B. L’imposture de la modernité et la perte du sens

    Bien sûr on peut immédiatement rétorquer qu’il y a d’autres raisons de vivre que celles qui semblent faire consensus dans notre modèle actuel de société. La crise du sens est devenue si patente qu’il faut un manque de réflexion qui relève d’une sévère absence ou une bonne dose d’aveuglement, pour ne pas le, pour ne pas se rende compte que le paradigme actuel est en voie de désagrégation accélérée. Il suffit d’ouvrir les yeux. Un minimum de lucidité, de réflexion nous invite à déplacer nos raisons de vivre en dehors du contrat tacite. Faut-il pour mieux comprendre un tel changement aller jusqu’à dénoncer une imposture de la Modernité ? On ne peut pas faire l’économie d’un examen critique.

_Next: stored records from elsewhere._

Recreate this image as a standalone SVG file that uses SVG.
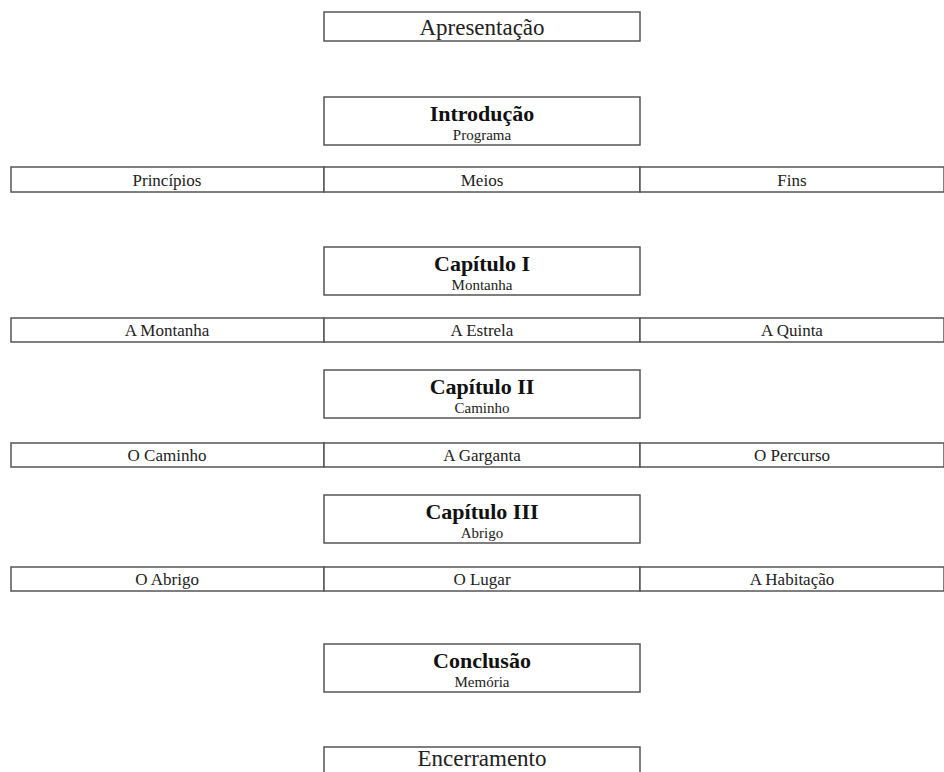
<svg xmlns="http://www.w3.org/2000/svg" width="944" height="772" viewBox="0 0 944 772">
<style>
.b{fill:#fff;stroke:#555;stroke-width:1.5}
text{font-family:"Liberation Serif",serif;fill:#222;text-anchor:middle}
.t{font-size:23px}
.h{font-size:22px;font-weight:bold;fill:#111}
.s{font-size:15px}
.r{font-size:17px}
</style>
<rect width="944" height="772" fill="#fff"/>
<g id="apresentacao"><rect class="b" x="324" y="12" width="316" height="29"/><text class="t" x="482" y="35">Apresentação</text></g>
<g id="introducao"><rect class="b" x="324" y="97" width="316" height="48"/><text class="h" x="482" y="121">Introdução</text><text class="s" x="482" y="140">Programa</text></g>
<g id="principios"><rect class="b" x="11" y="167" width="313" height="25"/><text class="r" x="167" y="186">Princípios</text></g>
<g id="meios"><rect class="b" x="324" y="167" width="316" height="25"/><text class="r" x="482" y="186">Meios</text></g>
<g id="fins"><rect class="b" x="640" y="167" width="304" height="25"/><text class="r" x="792" y="186">Fins</text></g>
<g id="cap1"><rect class="b" x="324" y="247" width="316" height="48"/><text class="h" x="482" y="271">Capítulo I</text><text class="s" x="482" y="290">Montanha</text></g>
<g id="montanha"><rect class="b" x="11" y="318" width="313" height="24"/><text class="r" x="167" y="336">A Montanha</text></g>
<g id="estrela"><rect class="b" x="324" y="318" width="316" height="24"/><text class="r" x="482" y="336">A Estrela</text></g>
<g id="quinta"><rect class="b" x="640" y="318" width="304" height="24"/><text class="r" x="792" y="336">A Quinta</text></g>
<g id="cap2"><rect class="b" x="324" y="370" width="316" height="48"/><text class="h" x="482" y="394">Capítulo II</text><text class="s" x="482" y="413">Caminho</text></g>
<g id="caminho"><rect class="b" x="11" y="443" width="313" height="24"/><text class="r" x="167" y="461">O Caminho</text></g>
<g id="garganta"><rect class="b" x="324" y="443" width="316" height="24"/><text class="r" x="482" y="461">A Garganta</text></g>
<g id="percurso"><rect class="b" x="640" y="443" width="304" height="24"/><text class="r" x="792" y="461">O Percurso</text></g>
<g id="cap3"><rect class="b" x="324" y="495" width="316" height="48"/><text class="h" x="482" y="519">Capítulo III</text><text class="s" x="482" y="538">Abrigo</text></g>
<g id="abrigo"><rect class="b" x="11" y="567" width="313" height="24"/><text class="r" x="167" y="585">O Abrigo</text></g>
<g id="lugar"><rect class="b" x="324" y="567" width="316" height="24"/><text class="r" x="482" y="585">O Lugar</text></g>
<g id="habitacao"><rect class="b" x="640" y="567" width="304" height="24"/><text class="r" x="792" y="585">A Habitação</text></g>
<g id="conclusao"><rect class="b" x="324" y="644" width="316" height="48"/><text class="h" x="482" y="668">Conclusão</text><text class="s" x="482" y="687">Memória</text></g>
<g id="encerramento"><rect class="b" x="324" y="747" width="316" height="40"/><text class="t" x="482" y="766">Encerramento</text></g>
<g id="connectors"></g>
</svg>
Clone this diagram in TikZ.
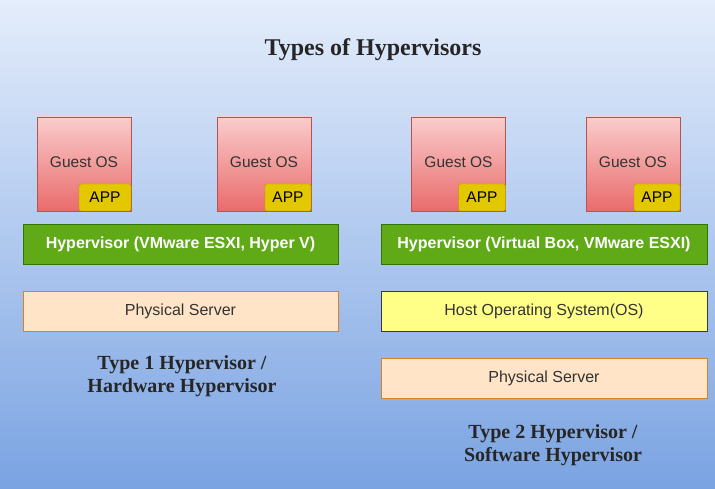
\documentclass[tikz,border=0pt]{standalone}
\usepackage{fontspec}
\setmainfont{Liberation Serif}
\setsansfont{Liberation Sans}
\begin{document}
\begin{tikzpicture}[x=1pt,y=-1pt,
  guest/.style={draw=guestline,top color=guesttop,bottom color=guestbot,minimum width=94pt,minimum height=94pt,inner sep=0pt},
  guesttext/.style={text=black!80,font=\sffamily\fontsize{15.5}{17}\selectfont},
  app/.style={draw=appline,fill=appfill,rounded corners=2pt,minimum width=52pt,minimum height=27pt,inner sep=0pt,font=\sffamily\fontsize{15.5}{17}\selectfont},
  hyp/.style={draw=hypline,fill=hypfill,minimum width=315pt,minimum height=40pt,inner sep=0pt,text=white,font=\sffamily\bfseries\fontsize{16}{18}\selectfont},
  layer/.style={minimum height=40pt,inner sep=0pt,font=\sffamily\fontsize{16}{18}\selectfont,text=black!80},
  phys/.style={layer,draw=physline,fill=physfill},
  host/.style={layer,draw=hostline,fill=hostfill},
  captext/.style={align=center,font=\bfseries\fontsize{20}{23.5}\selectfont,text=black!85}
]
\definecolor{bgtop}{RGB}{228,237,251}
\definecolor{bgbot}{RGB}{122,163,226}
\definecolor{guestline}{RGB}{184,84,80}
\definecolor{guesttop}{RGB}{250,204,204}
\definecolor{guestbot}{RGB}{234,107,107}
\definecolor{appline}{RGB}{176,150,0}
\definecolor{appfill}{RGB}{227,200,0}
\definecolor{hypline}{RGB}{45,118,0}
\definecolor{hypfill}{RGB}{96,169,23}
\definecolor{physline}{RGB}{215,130,40}
\definecolor{physfill}{RGB}{255,228,200}
\definecolor{hostline}{RGB}{54,57,61}
\definecolor{hostfill}{RGB}{255,255,136}
\shade[top color=bgtop,bottom color=bgbot] (0,0) rectangle (715,489);
\useasboundingbox (0,0) rectangle (715,489);

\node[font=\bfseries\fontsize{24}{26}\selectfont,text=black!85] (title) at (373,50) {Types of Hypervisors};

% Type 1
\node[guest] (g1) at (84,164) {};
\node[guesttext] (g1t) at (84,162) {Guest OS};
\node[app,anchor=south east] (a1) at (g1.south east) {APP};
\node[guest] (g2) at (264,164) {};
\node[guesttext] (g2t) at (264,162) {Guest OS};
\node[app,anchor=south east,minimum width=46pt] (a2) at (g2.south east) {APP};
\node[hyp] (h1) at (180.5,244) {Hypervisor (VMware ESXI, Hyper V)};
\node[phys,minimum width=315pt] (p1) at (180.5,311) {Physical Server};
\node[captext] (c1) at (182,376) {Type 1 Hypervisor /\\Hardware Hypervisor};

% Type 2
\node[guest] (g3) at (458.5,164) {};
\node[guesttext] (g3t) at (458.5,162) {Guest OS};
\node[app,anchor=south east,minimum width=47pt] (a3) at (g3.south east) {APP};
\node[guest] (g4) at (633,164) {};
\node[guesttext] (g4t) at (633,162) {Guest OS};
\node[app,anchor=south east,minimum width=46pt] (a4) at (g4.south east) {APP};
\node[hyp,minimum width=326pt] (h2) at (544,244) {Hypervisor (Virtual Box, VMware ESXI)};
\node[host,minimum width=326pt] (o2) at (544,311) {Host Operating System(OS)};
\node[phys,minimum width=326pt] (p2) at (544,378) {Physical Server};
\node[captext] (c2) at (553,445) {Type 2 Hypervisor /\\Software Hypervisor};
\end{tikzpicture}
\end{document}
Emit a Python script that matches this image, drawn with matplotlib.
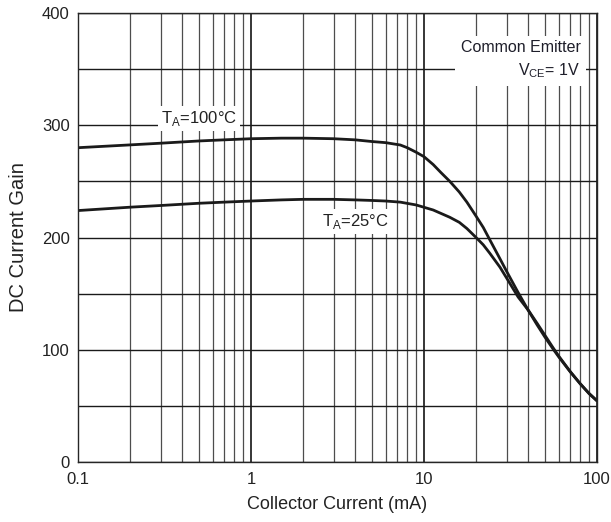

    1) C’est exactement ce que propose Pierre Rabhi. Remontons un peu le temps avec lui. « A la fin des années cinquante, j’étais ouvrier spécialisé d’une entreprise de la région parisienne. Mes camarades, que j’ai aimés et estimés, étaient convaincus que le monde moderne réservait un avenir quasi radieux à leurs enfants ; cela donnait un sens à leur besogne ». Ils n’avaient pas foi dans l’Eglise, le marxisme était dans l’air du temps, « c’est dans le progrès qu’ils avaient foi, progrès auquel ils vouaient une sorte de culte, allant jusqu’au sacrifice de leur personne. Ils disaient : « nous en bavons, mais c’est pour que nos enfants aient une vie meilleure. Grâce à l’instruction qui nous a manqué, ils vivront loin du cambouis, auront des mains propres et lisses. Ils nous vengeront de la servitude et des mains calleuses ». L’après-guerre, « c’était le temps des Trente Glorieuses, et il y avait de quoi s’illusionner : la machine économique tournait à plein rendement, alimentée par les ressources abondantes et pratiquement gratuites du tiers-monde ». On ne voyait même pas que l’idéologie techniciste qui portait l’idée de progrès transcendait les clivages idéologiques, et régnait sans partage de part et d’autre des deux blocs, capitaliste et communiste. Un seul credo universel, une seule idéologie et une fascination collective, le progrès, avec la promesse de bonheur à l’horizon, mais avec deux variantes. Deux paris. Quand il est porté par des illusions, le bonheur c’est toujours pour demain et il faut sacrifier aux promesses qui sanctifient même le travail le plus dégradant. L’Occident pariait lui sur le libéralisme.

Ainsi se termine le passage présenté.